**Given task**
Repeat the listing in full. Nothing may be added or left out.

※

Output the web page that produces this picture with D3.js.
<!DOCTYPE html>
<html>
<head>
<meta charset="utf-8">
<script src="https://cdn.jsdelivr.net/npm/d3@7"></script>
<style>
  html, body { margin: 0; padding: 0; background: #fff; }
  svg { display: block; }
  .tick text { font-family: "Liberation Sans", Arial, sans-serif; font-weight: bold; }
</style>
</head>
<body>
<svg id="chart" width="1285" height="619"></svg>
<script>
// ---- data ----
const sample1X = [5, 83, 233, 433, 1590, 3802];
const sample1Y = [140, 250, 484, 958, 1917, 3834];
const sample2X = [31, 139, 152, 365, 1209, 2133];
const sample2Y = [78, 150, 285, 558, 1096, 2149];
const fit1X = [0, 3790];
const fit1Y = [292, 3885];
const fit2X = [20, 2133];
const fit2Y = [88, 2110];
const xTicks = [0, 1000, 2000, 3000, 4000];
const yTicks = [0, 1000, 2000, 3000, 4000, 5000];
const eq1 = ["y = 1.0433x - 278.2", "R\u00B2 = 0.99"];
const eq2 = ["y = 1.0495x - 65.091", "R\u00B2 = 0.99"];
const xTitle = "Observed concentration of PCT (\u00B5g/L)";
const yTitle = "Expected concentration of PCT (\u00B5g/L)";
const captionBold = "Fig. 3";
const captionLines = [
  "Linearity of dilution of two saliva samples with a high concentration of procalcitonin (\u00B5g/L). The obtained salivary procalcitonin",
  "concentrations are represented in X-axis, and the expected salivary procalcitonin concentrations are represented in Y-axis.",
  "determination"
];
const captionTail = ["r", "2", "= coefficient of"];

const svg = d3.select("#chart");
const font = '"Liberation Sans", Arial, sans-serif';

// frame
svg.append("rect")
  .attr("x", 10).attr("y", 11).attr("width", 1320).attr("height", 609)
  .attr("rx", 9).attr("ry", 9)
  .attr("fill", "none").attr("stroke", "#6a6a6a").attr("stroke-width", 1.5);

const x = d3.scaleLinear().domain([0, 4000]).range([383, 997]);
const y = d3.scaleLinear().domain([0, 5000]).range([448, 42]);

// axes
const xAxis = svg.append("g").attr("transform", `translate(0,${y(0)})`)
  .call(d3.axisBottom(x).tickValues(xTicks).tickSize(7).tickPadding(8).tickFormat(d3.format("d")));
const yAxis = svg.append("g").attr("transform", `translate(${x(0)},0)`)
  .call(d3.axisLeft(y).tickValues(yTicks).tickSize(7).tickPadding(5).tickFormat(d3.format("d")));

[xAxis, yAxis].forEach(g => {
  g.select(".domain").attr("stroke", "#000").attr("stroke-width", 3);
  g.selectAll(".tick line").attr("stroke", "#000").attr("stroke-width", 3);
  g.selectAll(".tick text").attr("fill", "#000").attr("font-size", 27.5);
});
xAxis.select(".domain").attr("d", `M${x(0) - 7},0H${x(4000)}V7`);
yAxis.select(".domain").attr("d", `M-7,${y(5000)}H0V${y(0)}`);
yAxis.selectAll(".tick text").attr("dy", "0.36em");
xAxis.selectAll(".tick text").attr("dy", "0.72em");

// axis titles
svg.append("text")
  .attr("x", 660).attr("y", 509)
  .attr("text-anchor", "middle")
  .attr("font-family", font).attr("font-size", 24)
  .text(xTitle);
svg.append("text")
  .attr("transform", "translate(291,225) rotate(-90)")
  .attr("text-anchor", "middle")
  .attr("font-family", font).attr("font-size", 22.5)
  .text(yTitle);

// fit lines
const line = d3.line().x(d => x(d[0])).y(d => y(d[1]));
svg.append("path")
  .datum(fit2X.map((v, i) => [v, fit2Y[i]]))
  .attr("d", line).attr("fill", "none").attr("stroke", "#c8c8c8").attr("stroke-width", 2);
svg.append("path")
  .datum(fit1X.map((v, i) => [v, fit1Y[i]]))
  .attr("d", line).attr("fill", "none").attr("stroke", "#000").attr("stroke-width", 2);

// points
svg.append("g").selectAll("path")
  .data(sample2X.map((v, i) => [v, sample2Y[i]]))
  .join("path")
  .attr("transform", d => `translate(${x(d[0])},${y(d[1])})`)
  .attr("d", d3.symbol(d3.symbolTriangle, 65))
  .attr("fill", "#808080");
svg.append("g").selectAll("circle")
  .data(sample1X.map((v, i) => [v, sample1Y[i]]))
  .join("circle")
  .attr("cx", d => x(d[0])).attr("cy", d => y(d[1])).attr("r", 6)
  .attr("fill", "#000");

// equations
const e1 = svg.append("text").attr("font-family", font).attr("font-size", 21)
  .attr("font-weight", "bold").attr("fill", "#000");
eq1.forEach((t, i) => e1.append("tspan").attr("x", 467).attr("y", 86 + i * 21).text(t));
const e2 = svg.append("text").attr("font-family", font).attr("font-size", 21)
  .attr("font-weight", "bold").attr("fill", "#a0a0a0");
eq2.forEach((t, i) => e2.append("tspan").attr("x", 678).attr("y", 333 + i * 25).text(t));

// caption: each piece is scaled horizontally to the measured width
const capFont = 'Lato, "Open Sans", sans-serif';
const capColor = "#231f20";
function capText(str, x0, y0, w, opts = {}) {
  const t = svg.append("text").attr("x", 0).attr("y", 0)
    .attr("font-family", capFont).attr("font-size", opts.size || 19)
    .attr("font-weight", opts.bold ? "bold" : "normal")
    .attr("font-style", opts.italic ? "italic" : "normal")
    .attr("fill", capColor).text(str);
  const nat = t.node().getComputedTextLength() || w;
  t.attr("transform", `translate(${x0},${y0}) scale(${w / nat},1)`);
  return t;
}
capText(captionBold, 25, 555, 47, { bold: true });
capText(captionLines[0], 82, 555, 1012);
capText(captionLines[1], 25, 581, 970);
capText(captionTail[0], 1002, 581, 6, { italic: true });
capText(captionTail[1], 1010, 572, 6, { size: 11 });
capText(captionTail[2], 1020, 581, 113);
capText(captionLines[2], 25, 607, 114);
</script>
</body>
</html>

※

**Written answer**
Output the web page that produces this picture with D3.js.
<!DOCTYPE html>
<html>
<head>
<meta charset="utf-8">
<script src="https://cdn.jsdelivr.net/npm/d3@7"></script>
<style>
  html, body { margin: 0; padding: 0; background: #fff; }
  svg { display: block; }
  .tick text { font-family: "Liberation Sans", Arial, sans-serif; font-weight: bold; }
</style>
</head>
<body>
<svg id="chart" width="1285" height="619"></svg>
<script>
// ---- data ----
const sample1X = [5, 83, 233, 433, 1590, 3802];
const sample1Y = [140, 250, 484, 958, 1917, 3834];
const sample2X = [31, 139, 152, 365, 1209, 2133];
const sample2Y = [78, 150, 285, 558, 1096, 2149];
const fit1X = [0, 3790];
const fit1Y = [292, 3885];
const fit2X = [20, 2133];
const fit2Y = [88, 2110];
const xTicks = [0, 1000, 2000, 3000, 4000];
const yTicks = [0, 1000, 2000, 3000, 4000, 5000];
const eq1 = ["y = 1.0433x - 278.2", "R\u00B2 = 0.99"];
const eq2 = ["y = 1.0495x - 65.091", "R\u00B2 = 0.99"];
const xTitle = "Observed concentration of PCT (\u00B5g/L)";
const yTitle = "Expected concentration of PCT (\u00B5g/L)";
const captionBold = "Fig. 3";
const captionLines = [
  "Linearity of dilution of two saliva samples with a high concentration of procalcitonin (\u00B5g/L). The obtained salivary procalcitonin",
  "concentrations are represented in X-axis, and the expected salivary procalcitonin concentrations are represented in Y-axis.",
  "determination"
];
const captionTail = ["r", "2", "= coefficient of"];

const svg = d3.select("#chart");
const font = '"Liberation Sans", Arial, sans-serif';

// frame
svg.append("rect")
  .attr("x", 10).attr("y", 11).attr("width", 1320).attr("height", 609)
  .attr("rx", 9).attr("ry", 9)
  .attr("fill", "none").attr("stroke", "#6a6a6a").attr("stroke-width", 1.5);

const x = d3.scaleLinear().domain([0, 4000]).range([383, 997]);
const y = d3.scaleLinear().domain([0, 5000]).range([448, 42]);

// axes
const xAxis = svg.append("g").attr("transform", `translate(0,${y(0)})`)
  .call(d3.axisBottom(x).tickValues(xTicks).tickSize(7).tickPadding(8).tickFormat(d3.format("d")));
const yAxis = svg.append("g").attr("transform", `translate(${x(0)},0)`)
  .call(d3.axisLeft(y).tickValues(yTicks).tickSize(7).tickPadding(5).tickFormat(d3.format("d")));

[xAxis, yAxis].forEach(g => {
  g.select(".domain").attr("stroke", "#000").attr("stroke-width", 3);
  g.selectAll(".tick line").attr("stroke", "#000").attr("stroke-width", 3);
  g.selectAll(".tick text").attr("fill", "#000").attr("font-size", 27.5);
});
xAxis.select(".domain").attr("d", `M${x(0) - 7},0H${x(4000)}V7`);
yAxis.select(".domain").attr("d", `M-7,${y(5000)}H0V${y(0)}`);
yAxis.selectAll(".tick text").attr("dy", "0.36em");
xAxis.selectAll(".tick text").attr("dy", "0.72em");

// axis titles
svg.append("text")
  .attr("x", 660).attr("y", 509)
  .attr("text-anchor", "middle")
  .attr("font-family", font).attr("font-size", 24)
  .text(xTitle);
svg.append("text")
  .attr("transform", "translate(291,225) rotate(-90)")
  .attr("text-anchor", "middle")
  .attr("font-family", font).attr("font-size", 22.5)
  .text(yTitle);

// fit lines
const line = d3.line().x(d => x(d[0])).y(d => y(d[1]));
svg.append("path")
  .datum(fit2X.map((v, i) => [v, fit2Y[i]]))
  .attr("d", line).attr("fill", "none").attr("stroke", "#c8c8c8").attr("stroke-width", 2);
svg.append("path")
  .datum(fit1X.map((v, i) => [v, fit1Y[i]]))
  .attr("d", line).attr("fill", "none").attr("stroke", "#000").attr("stroke-width", 2);

// points
svg.append("g").selectAll("path")
  .data(sample2X.map((v, i) => [v, sample2Y[i]]))
  .join("path")
  .attr("transform", d => `translate(${x(d[0])},${y(d[1])})`)
  .attr("d", d3.symbol(d3.symbolTriangle, 65))
  .attr("fill", "#808080");
svg.append("g").selectAll("circle")
  .data(sample1X.map((v, i) => [v, sample1Y[i]]))
  .join("circle")
  .attr("cx", d => x(d[0])).attr("cy", d => y(d[1])).attr("r", 6)
  .attr("fill", "#000");

// equations
const e1 = svg.append("text").attr("font-family", font).attr("font-size", 21)
  .attr("font-weight", "bold").attr("fill", "#000");
eq1.forEach((t, i) => e1.append("tspan").attr("x", 467).attr("y", 86 + i * 21).text(t));
const e2 = svg.append("text").attr("font-family", font).attr("font-size", 21)
  .attr("font-weight", "bold").attr("fill", "#a0a0a0");
eq2.forEach((t, i) => e2.append("tspan").attr("x", 678).attr("y", 333 + i * 25).text(t));

// caption: each piece is scaled horizontally to the measured width
const capFont = 'Lato, "Open Sans", sans-serif';
const capColor = "#231f20";
function capText(str, x0, y0, w, opts = {}) {
  const t = svg.append("text").attr("x", 0).attr("y", 0)
    .attr("font-family", capFont).attr("font-size", opts.size || 19)
    .attr("font-weight", opts.bold ? "bold" : "normal")
    .attr("font-style", opts.italic ? "italic" : "normal")
    .attr("fill", capColor).text(str);
  const nat = t.node().getComputedTextLength() || w;
  t.attr("transform", `translate(${x0},${y0}) scale(${w / nat},1)`);
  return t;
}
capText(captionBold, 25, 555, 47, { bold: true });
capText(captionLines[0], 82, 555, 1012);
capText(captionLines[1], 25, 581, 970);
capText(captionTail[0], 1002, 581, 6, { italic: true });
capText(captionTail[1], 1010, 572, 6, { size: 11 });
capText(captionTail[2], 1020, 581, 113);
capText(captionLines[2], 25, 607, 114);
</script>
</body>
</html>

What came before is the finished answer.